Last year, long before Trump emerged to give this birther issue an afterlife, Newsweek's Jonathan Alter wrote about "associational distortion," the tendency of people who don't like Obama to link him to negatives. These days, Muslims unfairly are seen in a negative light. At best, perpetual foreigners. At worst, terrorists.

Therefore, people justify their disapproval of Obama, who is associated with Islam via "birther" logic -- a pretzel-twist-of-an-idea that is vocalized and then amplified by the persistent media coverage of the issue. And that volume is jacked up so loud that people can't even hear the voices of reason. Or, they choose not to.

Poll results show a majority of Republicans now believe the myth. Perhaps, because many of them want to believe it. Social scientists call it "confirmation bias," that selective perception that causes people to pick up only that information reinforcing the conclusions they already have reached. Race is at the center of it.

Psychologist Spee Kosloff has studied political smears and has found that people are more likely to believe false statements about politicians who are perceived to be different from them. Race and political ideology are among the most significant differences, which helps to explain why people who focused on their own identity as white and Republican tended to believe in negatives associated with Obama at much higher rates than others who didn't focus on the differences.

Sharon Begley cited Kosloff's work in her August 31, 2010, Newsweek essay on the determined belief that Obama is a Muslim, and that Islam is bad.

Clearly, we need to see more of this kind of thoughtful, probative work by journalists on this issue. Otherwise, these writers -- legacy and new media alike -- are just getting played. "Trumped" in the zero sum game of racial politics. A game nobody wins.

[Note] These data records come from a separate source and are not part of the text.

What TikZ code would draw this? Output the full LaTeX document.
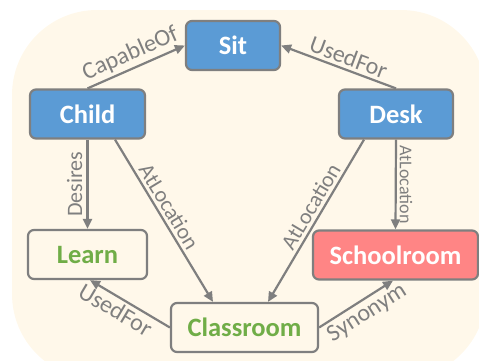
\documentclass[tikz,border=0pt]{standalone}
\usepackage{fontspec}
\setmainfont{Carlito}
\usetikzlibrary{arrows.meta}
\definecolor{bgc}{HTML}{FFF8EA}
\definecolor{bordc}{HTML}{7F7F7F}
\definecolor{bluec}{HTML}{5B9BD5}
\definecolor{redc}{HTML}{FF8585}
\definecolor{greenc}{HTML}{70AD47}
\tikzset{
  box/.style={draw=bordc, line width=2.2pt, rounded corners=6pt, minimum height=49pt, inner sep=0pt,
    font=\fontsize{26.5}{30}\selectfont\bfseries},
  bluebox/.style={box, fill=bluec, text=white},
  redbox/.style={box, fill=redc, text=white},
  greenbox/.style={box, fill=bgc, text=greenc},
  rel/.style={draw=bordc, line width=2.2pt, -{Triangle[length=10pt,width=9pt]}},
  lab/.style={text=bordc, font=\fontsize{24}{28}\selectfont, inner sep=3pt},
}
\begin{document}
\begin{tikzpicture}[x=1pt,y=-1pt]
\useasboundingbox (0,0) rectangle (479,360);
\clip (0,0) rectangle (479,360);
\fill[bgc, rounded corners=85pt] (12,10) rectangle (486,379);

\node[bluebox, minimum width=94pt] (sit) at (233,45.5) {Sit};
\node[bluebox, minimum width=115pt] (child) at (87.5,114) {Child};
\node[bluebox, minimum width=114pt] (desk) at (396,114) {Desk};
\node[greenbox, minimum width=119pt] (learn) at (87.5,254.5) {Learn};
\node[greenbox, minimum width=147pt] (classroom) at (244.5,327.5) {Classroom};
\node[redbox, minimum width=165pt] (school) at (395.5,255) {Schoolroom};

\draw[rel] (child.north) -- node[lab, sloped, above, pos=0.5] {CapableOf} (sit.west);
\draw[rel] (desk.north) -- node[lab, sloped, above, pos=0.45] {UsedFor} (sit.east);
\draw[rel] (child.south) -- node[lab, midway, rotate=90, anchor=south, font=\fontsize{22}{26}\selectfont, inner sep=4pt] {Desires} (learn.north);
\draw[rel] ([xshift=27.5pt]child.south) -- node[lab, sloped, above, pos=0.45, font=\fontsize{22}{26}\selectfont] {AtLocation} ([xshift=-31.5pt]classroom.north);
\draw[rel] ([xshift=-32pt]desk.south) -- node[lab, sloped, above, pos=0.45, font=\fontsize{22}{26}\selectfont] {AtLocation} ([xshift=23.5pt]classroom.north);
\draw[rel] (desk.south) -- node[lab, midway, rotate=-90, anchor=south, font=\fontsize{18}{22}\selectfont, inner sep=3pt] {AtLocation} (school.north);
\draw[rel] (classroom.west) -- node[lab, sloped, below, pos=0.6] {UsedFor} ([xshift=2.5pt]learn.south);
\draw[rel] (classroom.east) -- node[lab, sloped, below, pos=0.55] {Synonym} ([xshift=-2.5pt]school.south);
\end{tikzpicture}
\end{document}
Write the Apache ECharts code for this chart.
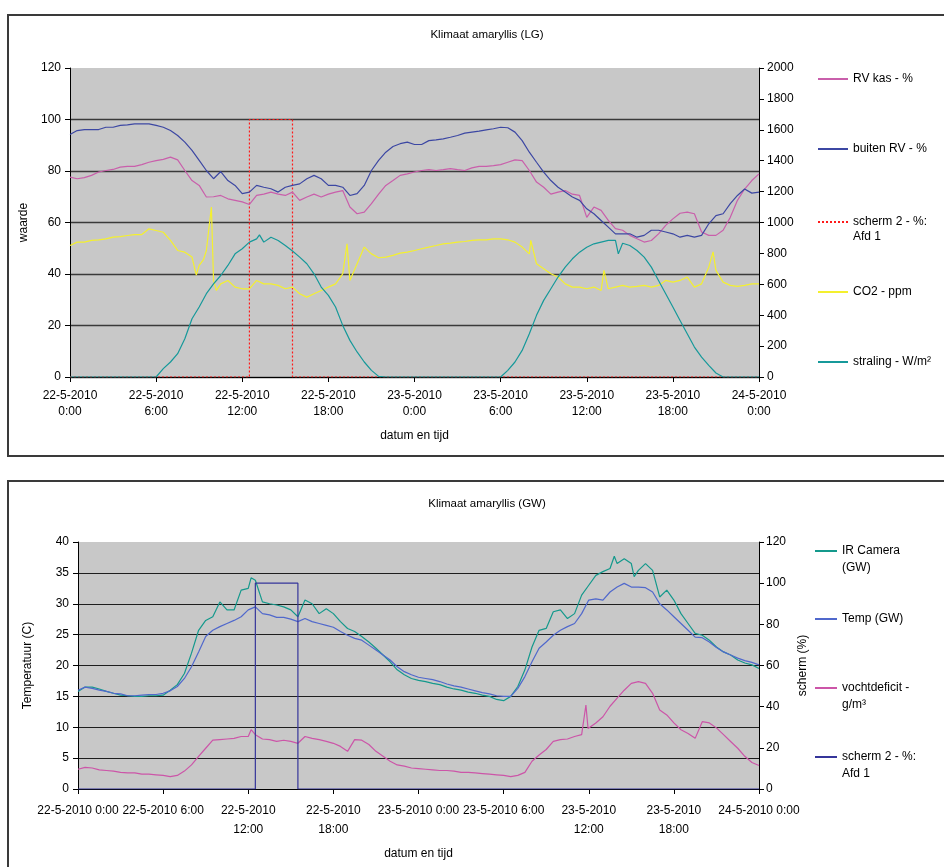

So, let's just lay it all out there. Play the hand. Call a spade a spade. The race card already has hit the table. Trump's insistent unfounded claims regarding President Barack Obama's birth amount to a mere refinement of the not-so-long-ago race-based politics of the South. Increasingly, it seems, he is running not so much for presidency as for primacy. Top of the heap in the politics of division. "Birther" of a nation.